The research team proposes to do the trick by employing two methods. First, the suppression method that envisages release of wolbachia-infected males developed in laboratory, which when mate with wild females, the eggs will become unviable. In the process, the mosquito population will decline on its own. The other is replacement method which approves release of both male and female infected with wolbachia bacterium. Here the objective is to see that the successive generations of mosquito offspring carry the bacterium and gradually replace the virus-carrying females which alone cause dengue and other diseases.
This biological containment of the aedes, however, is not unique to Bangladesh. Quite a few countries have successfully applied this by this time. In northern Queensland, the success rate of containment has been 96 per cent. The control rate of this sub-species of mosquitoes is 95 per cent in Indonesia, Brazil, Colombia, Malaysia, Singapore and the United States of America. The heat-tolerant variety suitable for release in conditions and climes like those of Dhaka has shown 92.7 per cent reduction in transmission of dengue virus. The rate is a little lower than in the countries mentioned above but still it is good enough to bring the aedes population under control provided that the outcome in the open condition corresponds to the laboratory test results.
Fumigation and other methods applied so far to fight dengue has proved mostly futile. This biological system of control is preferable because it is unlikely to have any adverse impact on the environment. Scientists claim that infecting mosquito with Wolbachia is no genetic medication because the natural bacterium is present in butterflies and other varieties of mosquitoes. If this is no genetic transformation, the scientific tinkering with the vector's capacity to transmit the dengue virus does not pose the threat of evolution of dangerous strains of mosquitoes. However, if the population of aedes aegypti is drastically limited or, in extreme cases, eliminated, will there be another strain of mosquitoes to replace it? Researchers may spare a thought for any such possibility.
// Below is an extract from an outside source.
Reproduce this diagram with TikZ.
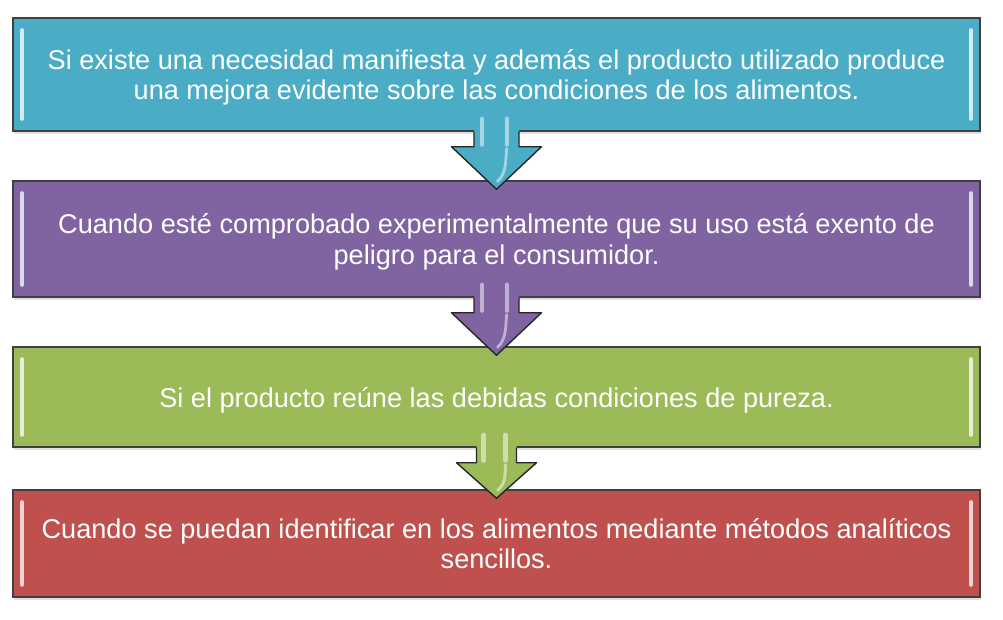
\documentclass[tikz,border=0pt]{standalone}
\usepackage{fontspec}
\setmainfont{Liberation Sans}
\usetikzlibrary{calc,shadows}

\definecolor{condteal}{HTML}{4BACC6}
\definecolor{condpurple}{HTML}{8064A2}
\definecolor{condgreen}{HTML}{9BBB59}
\definecolor{condred}{HTML}{C0504D}

\tikzset{
  condbox/.style={draw=black!75, line width=1pt, minimum width=24.175cm,
    align=center, text=white, font=\fontsize{19.3}{22}\selectfont, text depth=0pt,
    drop shadow={opacity=0.25, shadow xshift=0.5pt, shadow yshift=-2pt}},
  arrowline/.style={draw=black!85, line width=1pt, line join=round},
  shine/.style={white, opacity=0.5, line width=3pt, line cap=round}
}

% light stripes on the left and right side of a box
\newcommand{\bevel}[2]{%
  \draw[#2!25!white, line width=3pt, line cap=round]
    ($(#1.north west)+(10,13)$) -- ($(#1.south west)+(10,-13)$);
  \draw[#2!25!white, line width=3pt, line cap=round]
    ($(#1.north east)+(-10,13)$) -- ($(#1.south east)+(-10,-13)$);
}

% block arrow from one box to the next: from, to, colour, half head width
\newcommand{\blockarrow}[4]{%
  \pgfmathsetmacro\arrowhw{#4}
  \pgfmathsetmacro\arrowsw{#4/2}
  \path (#1.south) ++(-\arrowsw,-16) coordinate (sa)
        (#1.south) ++(-\arrowsw,0) coordinate (sb)
        (#1.south) ++(-\arrowsw,15) coordinate (sc)
        (#1.south) ++(-\arrowhw,15) coordinate (sd)
        (#2.north) ++(0,9) coordinate (tip)
        (#1.south) ++(\arrowhw,15) coordinate (se)
        (#1.south) ++(\arrowsw,15) coordinate (sf)
        (#1.south) ++(\arrowsw,0) coordinate (sg)
        (#1.south) ++(\arrowsw,-16) coordinate (sh);
  \fill[#3] (sa) -- (sc) -- (sd) -- (tip) -- (se) -- (sf) -- (sh) -- cycle;
  \draw[arrowline] (sb) -- (sc) -- (sd) -- (tip) -- (se) -- (sf) -- (sg);
  % highlights
  \draw[shine] ($(sa)+(0.35*\arrowsw,3)$) -- ($(sc)+(0.35*\arrowsw,-2)$);
  \draw[shine] ($(sh)+(-0.55*\arrowsw,3)$) -- ($(sf)+(-0.55*\arrowsw,-2)$);
  \draw[shine, line width=2pt] ($(sf)+(-0.55*\arrowsw,2)$)
    .. controls ($(sf)+(-0.6*\arrowsw,14)$) and ($(tip)+(10,-16)$) .. ($(tip)+(1,-8)$);
}

\begin{document}
\begin{tikzpicture}[x=0.025cm, y=-0.025cm]
  \useasboundingbox (0,0) rectangle (1003,619);

  % the four conditions
  \node[condbox, fill=condteal, minimum height=2.825cm] (cond1) at (496.5,74.5)
    {Si existe una necesidad manifiesta y además el producto utilizado produce\\
     una mejora evidente sobre las condiciones de los alimentos.};
  \node[condbox, fill=condpurple, minimum height=2.9cm] (cond2) at (496.5,239)
    {Cuando esté comprobado experimentalmente que su uso está exento de\\
     peligro para el consumidor.};
  \node[condbox, fill=condgreen, minimum height=2.5cm] (cond3) at (496.5,397)
    {Si el producto reúne las debidas condiciones de pureza.};
  \node[condbox, fill=condred, minimum height=2.675cm] (cond4) at (496.5,543.5)
    {Cuando se puedan identificar en los alimentos mediante métodos analíticos\\
     sencillos.};

  \bevel{cond1}{condteal}
  \bevel{cond2}{condpurple}
  \bevel{cond3}{condgreen}
  \bevel{cond4}{condred}

  % arrows between the boxes
  \blockarrow{cond1}{cond2}{condteal}{45}
  \blockarrow{cond2}{cond3}{condpurple}{45}
  \blockarrow{cond3}{cond4}{condgreen}{40}
\end{tikzpicture}
\end{document}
Presently, though, local etymologists have expressed their scepticism about the success of the drive. Some of them think that the strain of aedes developed in laboratory will be weaker and fail to compete with their wild counterparts. In a highly crowded city, aedes mosquitoes have their breeding ground in the most congested spots of residential accommodations where the laboratory-bred type will fail to reach. Considering this argument substantive, however, there is no reason to abandon the project. After all, mosquitoes have to come to people at some point to bite and infect the latter. The laboratory type will have a meeting point there and avail of the chance to neutralise the wild variety's infection capability. There is no harm in considering release of wolbachia-infected aedes a vital part of an integrated strategy for controlling mosquitoes that act as vectors of dengue and other related diseases.